As news content manager and political reporter here at WWAY I sift through a lot of junk from politicians, especially candidates running for political office. Frankly, I've had it. I'm tired of the name calling and finger pointing. Seriously. The bulk of the myriad e-mails I get each day look like notes you may have passed during class in the fourth grade.

So I have a message for candidates and politicians in general: Learn to fight your own battles!

Instead of the endless stream of news releases and blast e-mails to media and potential donors, put your big boy or big girl undies on and take care of it yourself. You're a Democrat who thinks a Republican is liar and a cheat? Call that Republican and let him know. You're a Republican who thinks a Democrat is ruining the world you love? Walk to his office and tell him where to stick it. And that goes double for candidates, especially the ones in the same party! Think your opponent is buying votes and spreading vicious lies about you? Go to his next campaign function, stand up in the middle of the room and call him out. But for the love of God, leave me out of it.
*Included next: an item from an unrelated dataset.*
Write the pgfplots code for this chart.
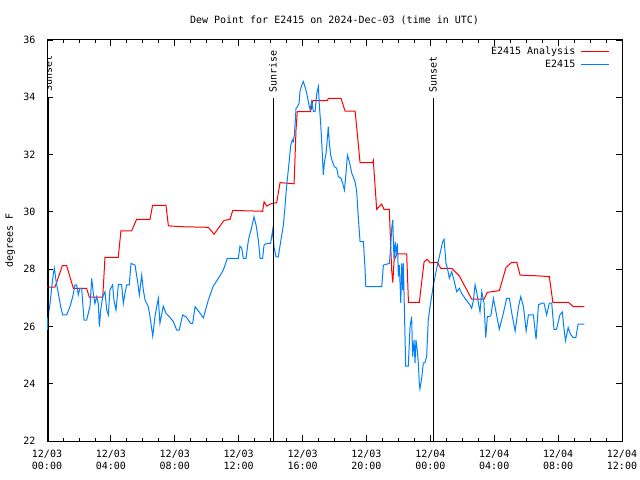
\documentclass[border=0pt]{standalone}
\usepackage{pgfplots}
\pgfplotsset{compat=1.18}
\usepackage{fontspec}
\setmainfont{DejaVu Sans Mono}
\definecolor{dred}{RGB}{255,0,0}
\definecolor{dblue}{RGB}{0,128,255}
\begin{document}%
\fontsize{10bp}{12bp}\selectfont%
\begin{tikzpicture}
\path[use as bounding box] (-47bp,-39bp) rectangle (593bp,441bp);
\begin{axis}[
  at={(0,0)}, anchor=south west,
  scale only axis, width=575bp, height=401bp,
  xmin=0, xmax=36, ymin=22, ymax=36,
  xtick={0,4,...,36},
  xticklabels={12/03\\00:00,12/03\\04:00,12/03\\08:00,12/03\\12:00,12/03\\16:00,12/03\\20:00,12/04\\00:00,12/04\\04:00,12/04\\08:00,12/04\\12:00},
  xticklabel style={align=center, yshift=-6bp},
  minor x tick num=3,
  ytick={22,24,...,36},
  yticklabel style={xshift=-8bp},
  tick align=inside,
  major tick length=6bp, minor tick length=3bp,
  tick style={black, line width=0.8bp},
  axis line style={line width=1bp},
  /pgf/number format/assume math mode=true,
  title={Dew Point for E2415 on 2024-Dec-03 (time in UTC)},
  title style={at={(axis description cs:0.5,1)}, anchor=base, yshift=11bp},
  ylabel={degrees F},
  ylabel style={at={(axis description cs:-0.0643,0.5)}, anchor=center},
  legend style={draw=none, fill=none, at={(axis description cs:1,1)}, anchor=north east, xshift=-12bp, yshift=-5bp, inner sep=0pt, row sep=1bp, nodes={inner sep=1.5bp}},
  legend cell align=right,
  legend plot pos=right,
  legend image code/.code={\draw[#1, line width=1bp] (0bp,0bp) -- (28bp,0bp);},
  /tikz/every odd column/.append style={column sep=4bp},
]
\addplot[dred, line width=1bp] coordinates {
(0,27.37) (0.5,27.37) (0.96,28.12) (1.23,28.12) (1.65,27.33) (2.48,27.33) (2.65,27.02) (3.49,27.02)
(3.63,28.41) (4.46,28.41) (4.63,29.34) (5.30,29.34) (5.61,29.74) (6.45,29.74) (6.61,30.23) (7.45,30.23)
(7.60,29.51) (8.53,29.48) (10.10,29.46) (10.46,29.22) (11.08,29.70) (11.46,29.74) (11.63,30.05) (13.50,30.02)
(13.59,30.35) (13.76,30.2) (14.0,30.28) (14.38,30.32) (14.59,31.02) (15.47,30.98) (15.59,32.86) (15.67,33.5)
(16.51,33.5) (16.64,33.88) (17.55,33.88) (17.62,33.96) (18.41,33.96) (18.66,33.52) (19.29,33.52) (19.6,31.72)
(20.39,31.72) (20.43,31.8) (20.64,30.09) (20.96,30.27) (21.1,30.09) (21.43,30.09) (21.58,27.97) (21.65,27.53)
(21.73,28.3) (21.9,28.53) (22.52,28.53) (22.63,26.84) (23.31,26.84) (23.61,28.26) (23.81,28.34) (23.98,28.22)
(24.44,28.24) (24.65,28.03) (25.34,28.03) (25.82,27.76) (26.59,26.95) (27.36,26.95) (27.57,27.19) (28.32,27.25)
(28.74,28.06) (29.1,28.24) (29.41,28.24) (29.62,27.79) (30.56,27.77) (31.45,27.74) (31.67,26.84) (32.64,26.84)
(32.96,26.69) (33.64,26.69)
};
\addlegendentry{E2415 Analysis}
\addplot[dblue, line width=1bp] coordinates {
(0,26.3) (0.05,25.87) (0.1,26.45) (0.19,26.8) (0.29,27.33) (0.40,27.85) (0.46,28.03) (0.56,27.62)
(0.71,27.15) (0.86,26.69) (0.98,26.4) (1.23,26.4) (1.44,26.69) (1.61,27.04) (1.75,27.45) (1.86,27.45)
(1.96,27.1) (2.06,27.33) (2.17,27.33) (2.27,26.57) (2.32,26.22) (2.48,26.22) (2.69,26.69) (2.8,27.68)
(2.9,27.15) (3.0,26.8) (3.11,27.04) (3.21,26.8) (3.28,25.99) (3.36,26.57) (3.49,27.04) (3.63,27.21)
(3.74,26.57) (3.84,26.4) (3.94,27.27) (4.11,27.45) (4.19,26.92) (4.32,26.57) (4.47,27.47) (4.67,27.47)
(4.78,26.8) (4.88,27.15) (4.99,27.45) (5.15,27.45) (5.26,28.2) (5.51,28.14) (5.66,27.62) (5.78,27.1)
(5.93,27.79) (6.03,27.27) (6.14,26.92) (6.34,26.69) (6.45,26.34) (6.62,25.66) (6.76,26.34) (6.87,26.69)
(6.97,26.98) (7.07,26.11) (7.28,26.71) (7.45,26.46) (7.66,26.34) (7.91,26.17) (8.12,25.87) (8.28,25.87)
(8.49,26.4) (8.7,26.34) (8.99,26.11) (9.12,26.11) (9.27,26.69) (9.47,26.55) (9.79,26.3) (10.1,26.92)
(10.41,27.41) (10.73,27.68) (11.04,27.97) (11.29,28.38) (11.98,28.38) (12.08,28.8) (12.19,28.73) (12.29,28.38)
(12.46,28.38) (12.61,29.02) (12.82,29.48) (12.96,29.83) (13.09,29.54) (13.23,29.02) (13.34,28.38) (13.5,28.38)
(13.59,28.84) (13.76,28.9) (14.0,28.9) (14.13,29.37) (14.21,28.78) (14.34,28.43) (14.48,28.43) (14.63,28.96)
(14.8,29.54) (14.9,30.18) (15.0,30.88) (15.15,31.69) (15.26,32.33) (15.36,32.51) (15.42,32.45) (15.49,32.68)
(15.59,33.61) (15.68,33.67) (15.78,33.79) (15.84,34.2) (15.95,34.43) (16.05,34.55) (16.15,34.37) (16.26,34.14)
(16.36,33.85) (16.47,33.56) (16.57,33.85) (16.68,33.5) (16.78,33.5) (16.89,34.14) (16.99,34.37) (17.05,33.73)
(17.14,33.03) (17.22,32.22) (17.3,31.29) (17.36,31.69) (17.47,32.04) (17.57,32.68) (17.61,32.97) (17.68,32.39)
(17.76,31.98) (17.87,31.75) (17.99,31.58) (18.14,31.52) (18.24,31.23) (18.41,31.17) (18.51,31.0) (18.62,30.76)
(18.72,31.35) (18.81,31.98) (18.93,31.75) (19.08,31.35) (19.29,31.05) (19.39,30.7) (19.5,29.72) (19.6,28.96)
(19.81,28.96) (19.91,28.03) (19.96,27.39) (20.96,27.39) (21.06,28.14) (21.44,28.2) (21.52,28.84) (21.59,29.48)
(21.65,29.72) (21.69,28.9) (21.73,28.32) (21.8,28.96) (21.86,28.55) (21.94,28.9) (22.0,27.74) (22.06,28.14)
(22.15,26.81) (22.21,28.2) (22.27,27.27) (22.31,28.2) (22.42,25.52) (22.46,24.61) (22.62,24.61) (22.73,26.0)
(22.83,26.34) (22.89,24.95) (22.98,25.52) (23.04,24.73) (23.1,25.52) (23.18,25.18) (23.25,24.7) (23.31,24.0)
(23.35,23.82) (23.46,24.2) (23.56,24.73) (23.66,24.73) (23.77,24.95) (23.87,26.22) (23.98,26.69) (24.08,27.04)
(24.19,27.45) (24.4,28.03) (24.61,28.55) (24.77,28.96) (24.86,29.04) (24.98,28.2) (25.07,28.03) (25.19,27.68)
(25.34,27.91) (25.48,27.62) (25.65,27.21) (25.81,27.33) (25.96,27.16) (26.17,26.98) (26.48,26.75) (26.59,26.63)
(26.7,26.93) (26.8,27.45) (26.9,27.21) (27.01,26.81) (27.11,26.51) (27.22,27.21) (27.36,26.81) (27.47,25.61)
(27.57,26.34) (27.7,26.34) (27.8,26.4) (27.95,26.98) (28.11,26.51) (28.32,25.9) (28.57,26.46) (28.78,26.98)
(28.95,26.98) (29.1,26.46) (29.31,25.84) (29.52,26.69) (29.66,27.04) (29.83,26.69) (30.0,25.84) (30.14,26.4)
(30.45,26.4) (30.62,25.55) (30.77,26.75) (30.97,26.81) (31.12,26.81) (31.28,26.4) (31.45,26.81) (31.6,26.81)
(31.74,25.9) (31.9,25.9) (32.11,26.4) (32.26,26.51) (32.36,25.96) (32.46,25.5) (32.63,25.96) (32.77,25.73)
(32.94,25.61) (33.11,25.61) (33.25,26.08) (33.64,26.08)
};
\addlegendentry{E2415}
\addplot[black, line width=1bp, forget plot] coordinates {(0.08,22) (0.08,33.98)};
\addplot[black, line width=1bp, forget plot] coordinates {(14.15,22) (14.15,33.98)};
\addplot[black, line width=1bp, forget plot] coordinates {(24.17,22) (24.17,33.98)};
\node[rotate=90, anchor=west, inner sep=0pt, xshift=1bp] at (axis cs:0.08,34.15) {Sunset};
\node[rotate=90, anchor=west, inner sep=0pt] at (axis cs:14.15,34.15) {Sunrise};
\node[rotate=90, anchor=west, inner sep=0pt] at (axis cs:24.17,34.15) {Sunset};
\end{axis}
\end{tikzpicture}%
\end{document}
I am tired of the whining from politicians. I'm tired of the name calling. And most of all I'm tired of it going through third parties. You signed up for this. No one made you run for office. You knew what you were getting into. If you didn't, then you need to go away forever.

Now, I'm not saying we need to go back to the days of challenging a rival to a duel. After all, Aaron Burr's legacy is being the guy who shot Alexander Hamilton. But at least they handled it themselves in the end. Certainly there is a more appropriate way to handle it now, but hiding behind your e-mail address is certainly not it.

Oh, and one more note for politicians, especially on the state level: You want coverage in my community? Try coming here. Yes, you know who you are, Mr.-US-Senate-Hopeful. And if you don't, your staff does, because I called your press guy out for trying to get me to cover your dog and pony shows in other parts of the state when you won't come to the coast. I thought your guy learned his lesson when he at least remembered our conversation and called me to say you'd be in town for the Azalea Festival. Problem is, he didn't know your schedule, and he never called back with the info, and we never saw you in town. So good luck in the primary. I told him we'd meet with you if you showed up. Where were you?

Yes, my patience has run short with the usual rigamarole of the political process. It is indeed time for a change. But it's you politicians who need to do the changing.